If we sit some distance above the particle and observe the photon, then we actually can see it. And if the particle is some distance below the event horizon, then we will have to be very near above the event horizon to see the photon. And another photon that is sent by a particle way below the event horizon, will never even reach the event horizon, because it will lose all its energy before it reaches that altitude.
I'm not sure the two of you are really disagreeing here. Soylent has not said that the matter would collapse down to a zero volume.
From my own (very limited) understanding of the Standard Model, an arbitrary number of particles may inhabit the same point in space *if* they are all at different energy levels. Thus, the final level of compression would be bounded only by the amount of available energy. As the matter compresses further, more energy becomes available (converted from gravitational potential energy, and maybe even from matter/energy conversions?), which opens up new energy levels to facilitate further compression. But even if enough energy is available to give every single particle its own energy level, the volume would still not be zero -- it would be whatever the volume is of whatever fundamental particles you end up with. (Which might be zero, I suppose -- or it might not even make sense to ask what the diameter of a true fundamental particle is; as soon as we have conclusive evidence of what they are, I'll let you know. ;-)
If my understanding of the Standard Model is horribly flawed, then someone please correct me. :-) And of course, the Standard Model is known to be incomplete and will continue to evolve over time, or maybe even be replaced (e.g. by String Theory or some such.) But I think many (most?) physicists at this point agree that the thing at the center of a black hole is likely to be something much more interesting than just a simple, undifferentiated point-mass with a single charge, a single mass, a diameter of zero, and no internal structure.
Okay, it took a lot of looking, but I finally found an external source to back up the above claim: http://en.wikiped...e_matter ) -- this article takes you from electron degeneracy pressure all the way down to the singularity, step by step.
So when people talk about the Pauli Exclusion Principle being "overcome" or "violated" by the collapse to a black hole, they are speaking loosely. Pauli is not violated.
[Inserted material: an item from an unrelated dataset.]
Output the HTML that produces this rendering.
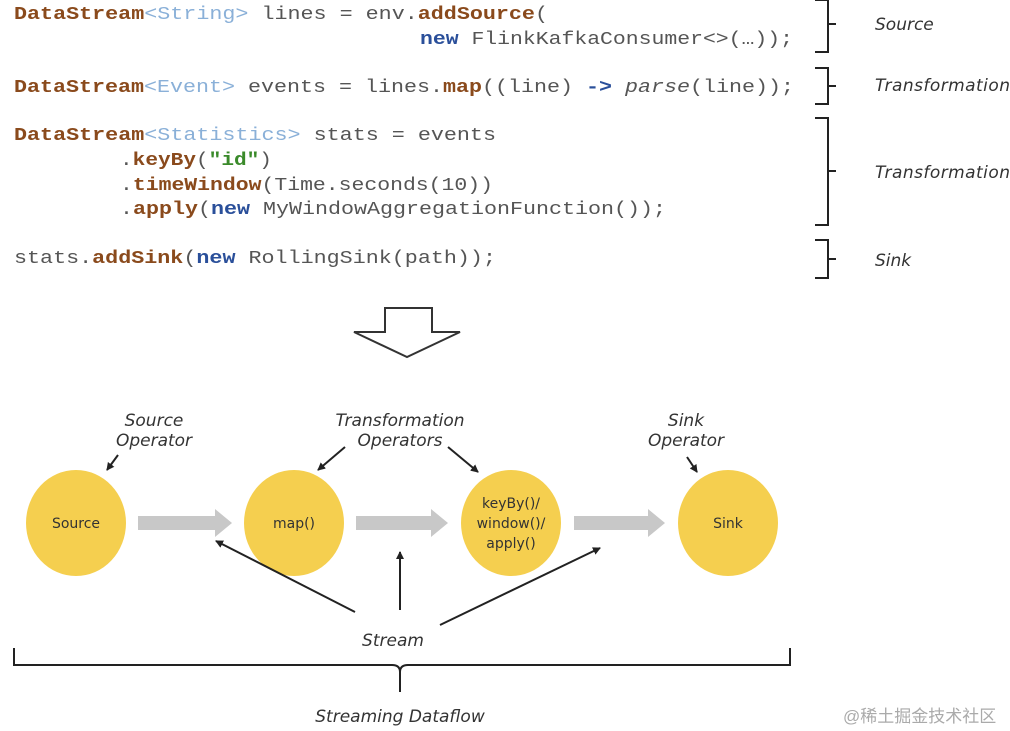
<!DOCTYPE html>
<html><head><meta charset="utf-8"><style>
html,body{margin:0;padding:0;background:#fff;width:1010px;height:731px;overflow:hidden}
.c{font-family:"Liberation Mono",monospace;font-size:18px;fill:#555}
.k{fill:#8a4a1c;font-weight:bold}
.t{fill:#8ab0d8}
.n{fill:#2a4f9a;font-weight:bold}
.s{fill:#3a8a2a;font-weight:bold}
.l{font-family:"DejaVu Sans","Liberation Sans",sans-serif;font-style:italic;font-size:17px;fill:#333}
.o{font-family:"DejaVu Sans","Liberation Sans",sans-serif;font-size:14px;fill:#333;text-anchor:middle}
</style></head><body>
<svg width="1010" height="731" xmlns="http://www.w3.org/2000/svg">
<defs><marker id="a" markerWidth="8" markerHeight="8" refX="7" refY="4" orient="auto" markerUnits="userSpaceOnUse"><path d="M0,0L8,4L0,8Z" fill="#222"/></marker></defs>
<g class="c">
<text x="14" y="19" textLength="534" lengthAdjust="spacingAndGlyphs"><tspan class="k">DataStream</tspan><tspan class="t">&lt;String&gt;</tspan> lines = env.<tspan class="k">addSource</tspan>(</text>
<text x="420" y="44" textLength="373" lengthAdjust="spacingAndGlyphs"><tspan class="n">new</tspan> FlinkKafkaConsumer&lt;&gt;(…));</text>
<text x="14" y="92" textLength="780" lengthAdjust="spacingAndGlyphs"><tspan class="k">DataStream</tspan><tspan class="t">&lt;Event&gt;</tspan> events = lines.<tspan class="k">map</tspan>((line) <tspan class="n">-&gt;</tspan> <tspan font-style="italic">parse</tspan>(line));</text>
<text x="14" y="140" textLength="482" lengthAdjust="spacingAndGlyphs"><tspan class="k">DataStream</tspan><tspan class="t">&lt;Statistics&gt;</tspan> stats = events</text>
<text x="120" y="165" textLength="152" lengthAdjust="spacingAndGlyphs">.<tspan class="k">keyBy</tspan>(<tspan class="s">"id"</tspan>)</text>
<text x="120" y="190" textLength="373" lengthAdjust="spacingAndGlyphs">.<tspan class="k">timeWindow</tspan>(Time.seconds(10))</text>
<text x="120" y="214" textLength="546" lengthAdjust="spacingAndGlyphs">.<tspan class="k">apply</tspan>(<tspan class="n">new</tspan> MyWindowAggregationFunction());</text>
<text x="14" y="263" textLength="482" lengthAdjust="spacingAndGlyphs">stats.<tspan class="k">addSink</tspan>(<tspan class="n">new</tspan> RollingSink(path));</text>
</g>
<g fill="none" stroke="#222" stroke-width="2">
<path d="M815,0 H828 V24 H836 M828,24 V52 H815"/>
<path d="M815,68 H828 V86 H836 M828,86 V104 H815"/>
<path d="M815,118 H828 V171 H836 M828,171 V225 H815"/>
<path d="M815,240 H828 V259 H836 M828,259 V278 H815"/>
</g>
<text class="l" x="875" y="30">Source</text>
<text class="l" x="875" y="91" textLength="135">Transformation</text>
<text class="l" x="875" y="178" textLength="135">Transformation</text>
<text class="l" x="875" y="266">Sink</text>
<path d="M385,308 H432 V332 H460 L407,357 L354,332 H385 Z" fill="#fff" stroke="#333" stroke-width="2"/>
<g class="l" text-anchor="middle">
<text x="154" y="426">Source</text><text x="154" y="446">Operator</text>
<text x="400" y="426">Transformation</text><text x="400" y="446">Operators</text>
<text x="686" y="426">Sink</text><text x="686" y="446">Operator</text>
<text x="393" y="646">Stream</text>
<text x="400" y="722">Streaming Dataflow</text>
</g>
<g fill="#f5cf4f">
<ellipse cx="76" cy="523" rx="50" ry="53"/><ellipse cx="294" cy="523" rx="50" ry="53"/>
<ellipse cx="511" cy="523" rx="50" ry="53"/><ellipse cx="728" cy="523" rx="50" ry="53"/>
</g>
<g fill="#c8c8c8">
<path d="M138,516 H215 V509 L232,523 L215,537 V530 H138Z"/>
<path d="M356,516 H431 V509 L448,523 L431,537 V530 H356Z"/>
<path d="M574,516 H648 V509 L665,523 L648,537 V530 H574Z"/>
</g>
<text class="o" x="76" y="528">Source</text>
<text class="o" x="294" y="528">map()</text>
<text class="o" x="511" y="508">keyBy()/</text>
<text class="o" x="511" y="528">window()/</text>
<text class="o" x="511" y="548">apply()</text>
<text class="o" x="728" y="528">Sink</text>
<g stroke="#222" stroke-width="2" marker-end="url(#a)">
<line x1="118" y1="455" x2="107" y2="470"/>
<line x1="345" y1="447" x2="318" y2="470"/>
<line x1="448" y1="447" x2="478" y2="472"/>
<line x1="687" y1="457" x2="697" y2="472"/>
<line x1="355" y1="612" x2="216" y2="541"/>
<line x1="400" y1="610" x2="400" y2="552"/>
<line x1="440" y1="625" x2="600" y2="548"/>
</g>
<path d="M14,648 V665 H392 Q400,665 400,672 V692 M400,672 Q400,665 408,665 H790 V648" fill="none" stroke="#222" stroke-width="2"/>
<text x="843" y="722" font-family="'Liberation Sans','Noto Sans CJK SC',sans-serif" font-size="17" fill="#aaa">@稀土掘金技术社区</text>
</svg>
</body></html>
And this reinforces my larger point, that physicists are leaning away from singularities (from http://en.wikiped...ack_hole ):
"The appearance of singularities in general relativity is commonly perceived as signaling the breakdown of the theory. This breakdown, however, is expected; it occurs in a situation where quantum mechanical effects should describe these actions due to the extremely high density and therefore particle interactions. To date it has not been possible to combine quantum and gravitational effects into a single theory. It is generally expected that a theory of quantum gravity will feature black holes without singularities."